Flash from a Cyborg Classroom: 1/3
There is a moment–it occurs when the shrouds
and flesh have burned from the body–that the corpse sits up a bit,
curled by the heat. The skull–its empty eyes trained on eternity–mouth
agape, shakes the universe with its silent laughter.
Several years ago I spent a night in no-man’s
land. It was the area in the Bangkok airport for those who have officially
left one country, but have yet to reach another. Having just departed
from Kathmandu, I was returning home from several months’ travel.
Curling my body around the arms of waiting room chairs, I tried to
find sleep.

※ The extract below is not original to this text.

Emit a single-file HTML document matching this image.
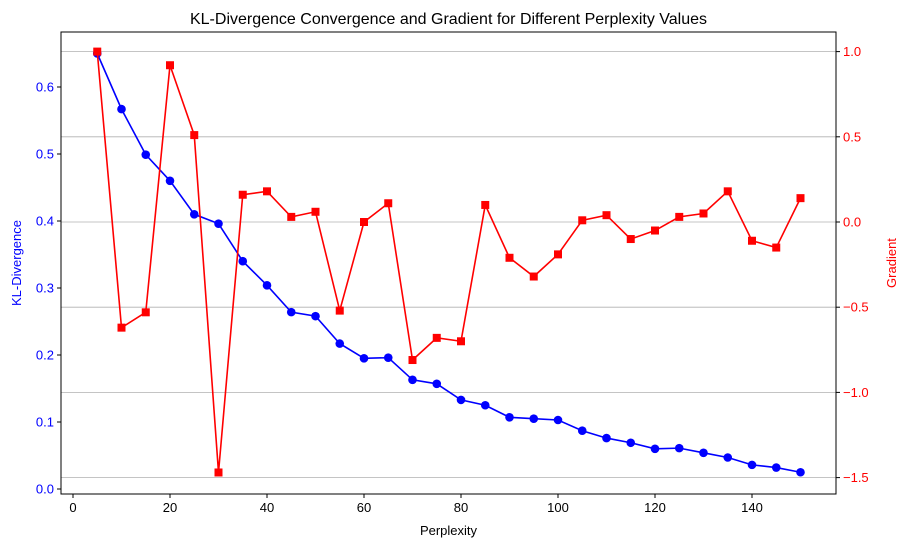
<!DOCTYPE html>
<html><head><meta charset="utf-8"><style>
body{margin:0;background:#fff;}
svg text{font-family:"Liberation Sans","DejaVu Sans",sans-serif;}
</style></head><body>
<svg id="chart" width="909" height="547" xmlns="http://www.w3.org/2000/svg"></svg>
<script>
const perplexity=[5,10,15,20,25,30,35,40,45,50,55,60,65,70,75,80,85,90,95,100,105,110,115,120,125,130,135,140,145,150];
const klValues=[0.65,0.567,0.499,0.46,0.41,0.396,0.34,0.304,0.264,0.258,0.217,0.195,0.196,0.163,0.157,0.133,0.125,0.107,0.105,0.103,0.087,0.076,0.069,0.060,0.061,0.054,0.047,0.036,0.032,0.025];
const gradValues=[1.0,-0.62,-0.53,0.92,0.51,-1.47,0.16,0.18,0.03,0.06,-0.52,0.0,0.11,-0.81,-0.68,-0.70,0.10,-0.21,-0.32,-0.19,0.01,0.04,-0.10,-0.05,0.03,0.05,0.18,-0.11,-0.15,0.14];
const xTicks=[0,20,40,60,80,100,120,140];
const leftTicks=[0.0,0.1,0.2,0.3,0.4,0.5,0.6];
const rightTicks=[1.0,0.5,0.0,-0.5,-1.0,-1.5];

const svg=document.getElementById('chart');
const NS='http://www.w3.org/2000/svg';
const L=61,R=836,T=32,B=494;
const xS=v=>73+v*(752-73)/140;
const yL=v=>489-v*(489-87)/0.6;
const yR=v=>222-v*170.4;
function mk(tag,attrs,parent){const e=document.createElementNS(NS,tag);for(const k in attrs)e.setAttribute(k,attrs[k]);(parent||svg).appendChild(e);return e;}
function txt(s,attrs){const e=mk('text',attrs);e.textContent=s;return e;}

// gridlines (right axis)
rightTicks.forEach(v=>{const g=mk('line',{x1:L,x2:R,y1:yR(v),y2:yR(v),stroke:'#b0b0b0','stroke-width':0.8});

});

// frame
const f=mk('rect',{x:L,y:T,width:R-L,height:B-T,fill:'none',stroke:'#000','stroke-width':1});



xTicks.forEach(v=>{mk('line',{x1:xS(v),x2:xS(v),y1:B,y2:B+4,stroke:'#000'});
const t=txt(v,{x:xS(v),y:B+18,'text-anchor':'middle','font-size':13});

});
leftTicks.forEach(v=>{mk('line',{x1:L-4,x2:L,y1:yL(v),y2:yL(v),stroke:'#000'});
const t=txt(v.toFixed(1),{x:L-7,y:yL(v)+4.5,'text-anchor':'end','font-size':13,fill:'blue'});

});
rightTicks.forEach(v=>{mk('line',{x1:R,x2:R+4,y1:yR(v),y2:yR(v),stroke:'#000'});
const t=txt(v<0?'\u2212'+Math.abs(v).toFixed(1):v.toFixed(1),{x:R+7,y:yR(v)+4.5,'font-size':13,fill:'red'});

});

// series
function series(vals,yf,color,marker,name){
  const pts=perplexity.map((p,i)=>xS(p)+','+yf(vals[i])).join(' ');
  const pl=mk('polyline',{points:pts,fill:'none',stroke:color,'stroke-width':1.6});
  
  
  perplexity.forEach((p,i)=>{let m;
    if(marker==='c')m=mk('circle',{cx:xS(p),cy:yf(vals[i]),r:4.3,fill:color});
    else m=mk('rect',{x:xS(p)-4,y:yf(vals[i])-4,width:8,height:8,fill:color});
    
    });
}
series(klValues,yL,'blue','c','kl');
series(gradValues,yR,'red','s','gradient');

let t=txt('KL-Divergence Convergence and Gradient for Different Perplexity Values',{x:(L+R)/2,y:24,'text-anchor':'middle','font-size':16});


t=txt('Perplexity',{x:(L+R)/2,y:535,'text-anchor':'middle','font-size':13});


t=txt('KL-Divergence',{x:0,y:0,'text-anchor':'middle','font-size':13,fill:'blue',transform:'translate(21,263) rotate(-90)'});


t=txt('Gradient',{x:0,y:0,'text-anchor':'middle','font-size':13,fill:'red',transform:'translate(896,263) rotate(-90)'});


</script>
</body></html>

As difficult as it was to get comfortable, what kept me
awake was the presence of television. I hadn’t seen TV for several
months. The experience was nothing like finding a familiar comfort
after a long absence. Rather, I experience this TV as an incessant
flashing light, an emergency vehicle demanding attention. I couldn’t
focus on the images, only on the flashes. I began to count the interval
between flashes, the duration of scenes. One, two, flash. One, two
flash. One, flash. One, two, three flash. I couldn’t seem to get past
three or maybe four. With each flash, I was dumped into an entirely
new setting. I had to orient myself visually and aurally to the whole
scene, take in the action of that scene, connect it with the previous
scenes, and do all this within the count of one two three. I couldn’t
do it. I could only see flashing lights. But I couldn’t stop looking.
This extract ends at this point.